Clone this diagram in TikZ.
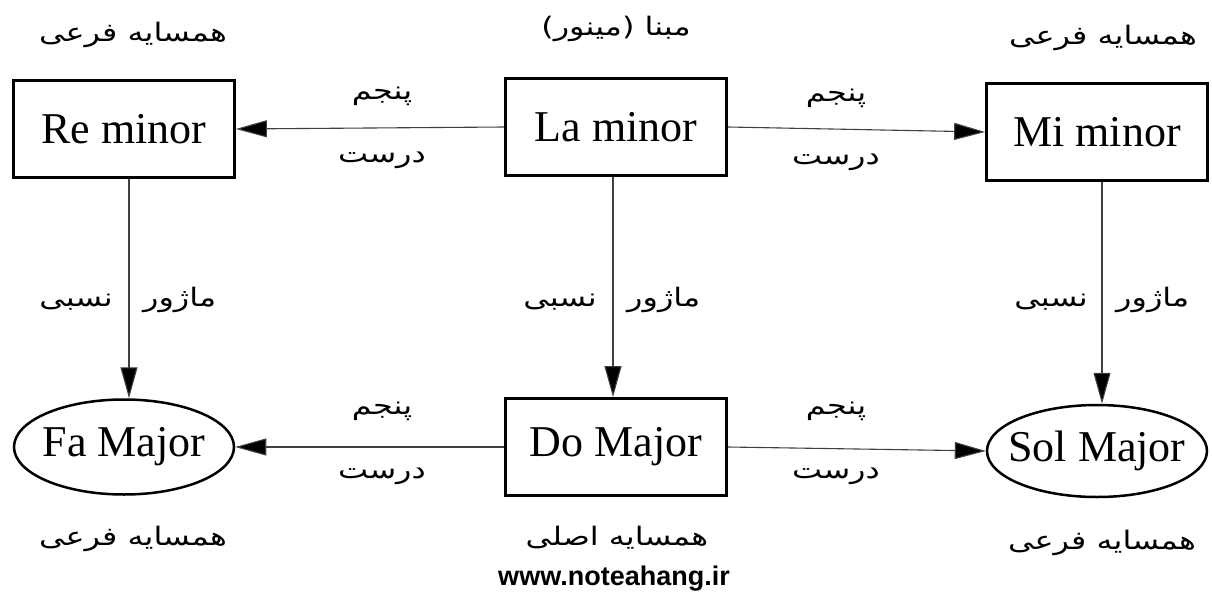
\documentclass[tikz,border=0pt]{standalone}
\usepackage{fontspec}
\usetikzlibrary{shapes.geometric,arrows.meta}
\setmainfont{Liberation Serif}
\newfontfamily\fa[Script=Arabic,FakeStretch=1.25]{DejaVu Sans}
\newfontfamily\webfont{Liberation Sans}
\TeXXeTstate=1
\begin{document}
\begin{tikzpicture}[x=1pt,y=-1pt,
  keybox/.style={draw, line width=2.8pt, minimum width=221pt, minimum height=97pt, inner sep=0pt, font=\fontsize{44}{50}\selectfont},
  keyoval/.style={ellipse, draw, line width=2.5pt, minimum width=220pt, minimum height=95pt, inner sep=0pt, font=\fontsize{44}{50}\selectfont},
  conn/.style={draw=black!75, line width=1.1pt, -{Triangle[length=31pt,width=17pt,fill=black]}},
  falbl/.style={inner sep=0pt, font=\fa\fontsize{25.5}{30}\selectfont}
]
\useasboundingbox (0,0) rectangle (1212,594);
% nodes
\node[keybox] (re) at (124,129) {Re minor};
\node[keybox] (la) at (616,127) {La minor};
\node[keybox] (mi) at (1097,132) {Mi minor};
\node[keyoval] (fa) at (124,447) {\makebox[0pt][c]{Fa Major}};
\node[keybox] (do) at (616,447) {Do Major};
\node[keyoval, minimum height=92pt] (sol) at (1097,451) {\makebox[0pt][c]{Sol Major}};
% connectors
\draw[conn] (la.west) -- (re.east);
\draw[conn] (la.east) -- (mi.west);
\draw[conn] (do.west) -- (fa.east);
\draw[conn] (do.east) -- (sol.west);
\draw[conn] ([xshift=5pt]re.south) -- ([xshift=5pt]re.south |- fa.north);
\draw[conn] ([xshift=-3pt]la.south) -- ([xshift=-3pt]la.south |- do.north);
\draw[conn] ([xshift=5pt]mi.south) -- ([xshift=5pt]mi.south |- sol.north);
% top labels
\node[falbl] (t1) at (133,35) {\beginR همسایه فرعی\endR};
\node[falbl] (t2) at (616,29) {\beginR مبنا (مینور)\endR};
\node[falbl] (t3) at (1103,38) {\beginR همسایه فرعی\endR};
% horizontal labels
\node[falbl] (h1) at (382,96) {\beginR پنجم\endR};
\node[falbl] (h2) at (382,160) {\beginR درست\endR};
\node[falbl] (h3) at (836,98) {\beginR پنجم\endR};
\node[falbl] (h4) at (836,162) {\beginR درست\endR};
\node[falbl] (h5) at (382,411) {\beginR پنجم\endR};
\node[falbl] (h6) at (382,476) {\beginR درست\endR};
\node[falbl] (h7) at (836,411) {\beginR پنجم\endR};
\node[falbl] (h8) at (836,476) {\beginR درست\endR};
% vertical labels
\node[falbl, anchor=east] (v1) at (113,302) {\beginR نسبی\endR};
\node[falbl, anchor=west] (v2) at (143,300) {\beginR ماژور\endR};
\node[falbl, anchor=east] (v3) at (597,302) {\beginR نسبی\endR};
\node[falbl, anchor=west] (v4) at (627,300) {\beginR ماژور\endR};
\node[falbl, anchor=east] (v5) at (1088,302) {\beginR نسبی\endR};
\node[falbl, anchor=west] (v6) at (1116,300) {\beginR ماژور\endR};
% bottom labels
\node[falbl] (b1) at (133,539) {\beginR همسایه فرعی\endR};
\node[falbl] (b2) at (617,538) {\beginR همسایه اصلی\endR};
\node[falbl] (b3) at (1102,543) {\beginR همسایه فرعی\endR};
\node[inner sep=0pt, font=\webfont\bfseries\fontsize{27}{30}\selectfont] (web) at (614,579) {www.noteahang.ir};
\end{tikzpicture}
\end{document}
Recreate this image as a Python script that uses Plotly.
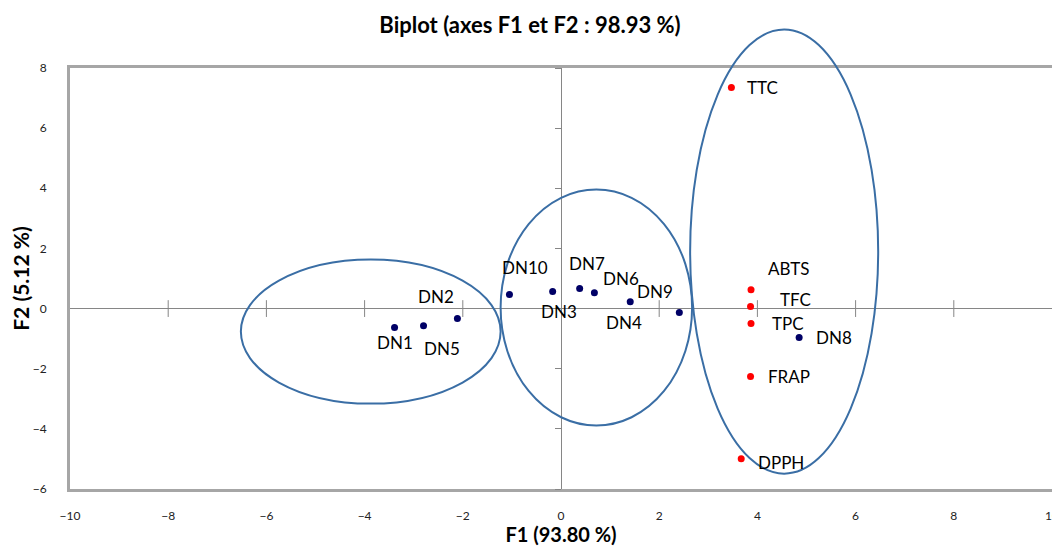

## The problem
Copy out each line exactly, without the pictures.

## Response to the task
Clone this diagram in TikZ.
\documentclass[tikz,border=0pt]{standalone}
\usepackage{fontspec}
\usetikzlibrary{shapes.geometric,arrows.meta}
\setmainfont{Liberation Serif}
\newfontfamily\fa[Script=Arabic,FakeStretch=1.25]{DejaVu Sans}
\newfontfamily\webfont{Liberation Sans}
\TeXXeTstate=1
\begin{document}
\begin{tikzpicture}[x=1pt,y=-1pt,
  keybox/.style={draw, line width=2.8pt, minimum width=221pt, minimum height=97pt, inner sep=0pt, font=\fontsize{44}{50}\selectfont},
  keyoval/.style={ellipse, draw, line width=2.5pt, minimum width=220pt, minimum height=95pt, inner sep=0pt, font=\fontsize{44}{50}\selectfont},
  conn/.style={draw=black!75, line width=1.1pt, -{Triangle[length=31pt,width=17pt,fill=black]}},
  falbl/.style={inner sep=0pt, font=\fa\fontsize{25.5}{30}\selectfont}
]
\useasboundingbox (0,0) rectangle (1212,594);
% nodes
\node[keybox] (re) at (124,129) {Re minor};
\node[keybox] (la) at (616,127) {La minor};
\node[keybox] (mi) at (1097,132) {Mi minor};
\node[keyoval] (fa) at (124,447) {\makebox[0pt][c]{Fa Major}};
\node[keybox] (do) at (616,447) {Do Major};
\node[keyoval, minimum height=92pt] (sol) at (1097,451) {\makebox[0pt][c]{Sol Major}};
% connectors
\draw[conn] (la.west) -- (re.east);
\draw[conn] (la.east) -- (mi.west);
\draw[conn] (do.west) -- (fa.east);
\draw[conn] (do.east) -- (sol.west);
\draw[conn] ([xshift=5pt]re.south) -- ([xshift=5pt]re.south |- fa.north);
\draw[conn] ([xshift=-3pt]la.south) -- ([xshift=-3pt]la.south |- do.north);
\draw[conn] ([xshift=5pt]mi.south) -- ([xshift=5pt]mi.south |- sol.north);
% top labels
\node[falbl] (t1) at (133,35) {\beginR همسایه فرعی\endR};
\node[falbl] (t2) at (616,29) {\beginR مبنا (مینور)\endR};
\node[falbl] (t3) at (1103,38) {\beginR همسایه فرعی\endR};
% horizontal labels
\node[falbl] (h1) at (382,96) {\beginR پنجم\endR};
\node[falbl] (h2) at (382,160) {\beginR درست\endR};
\node[falbl] (h3) at (836,98) {\beginR پنجم\endR};
\node[falbl] (h4) at (836,162) {\beginR درست\endR};
\node[falbl] (h5) at (382,411) {\beginR پنجم\endR};
\node[falbl] (h6) at (382,476) {\beginR درست\endR};
\node[falbl] (h7) at (836,411) {\beginR پنجم\endR};
\node[falbl] (h8) at (836,476) {\beginR درست\endR};
% vertical labels
\node[falbl, anchor=east] (v1) at (113,302) {\beginR نسبی\endR};
\node[falbl, anchor=west] (v2) at (143,300) {\beginR ماژور\endR};
\node[falbl, anchor=east] (v3) at (597,302) {\beginR نسبی\endR};
\node[falbl, anchor=west] (v4) at (627,300) {\beginR ماژور\endR};
\node[falbl, anchor=east] (v5) at (1088,302) {\beginR نسبی\endR};
\node[falbl, anchor=west] (v6) at (1116,300) {\beginR ماژور\endR};
% bottom labels
\node[falbl] (b1) at (133,539) {\beginR همسایه فرعی\endR};
\node[falbl] (b2) at (617,538) {\beginR همسایه اصلی\endR};
\node[falbl] (b3) at (1102,543) {\beginR همسایه فرعی\endR};
\node[inner sep=0pt, font=\webfont\bfseries\fontsize{27}{30}\selectfont] (web) at (614,579) {www.noteahang.ir};
\end{tikzpicture}
\end{document}
Recreate this image as a Python script that uses Plotly.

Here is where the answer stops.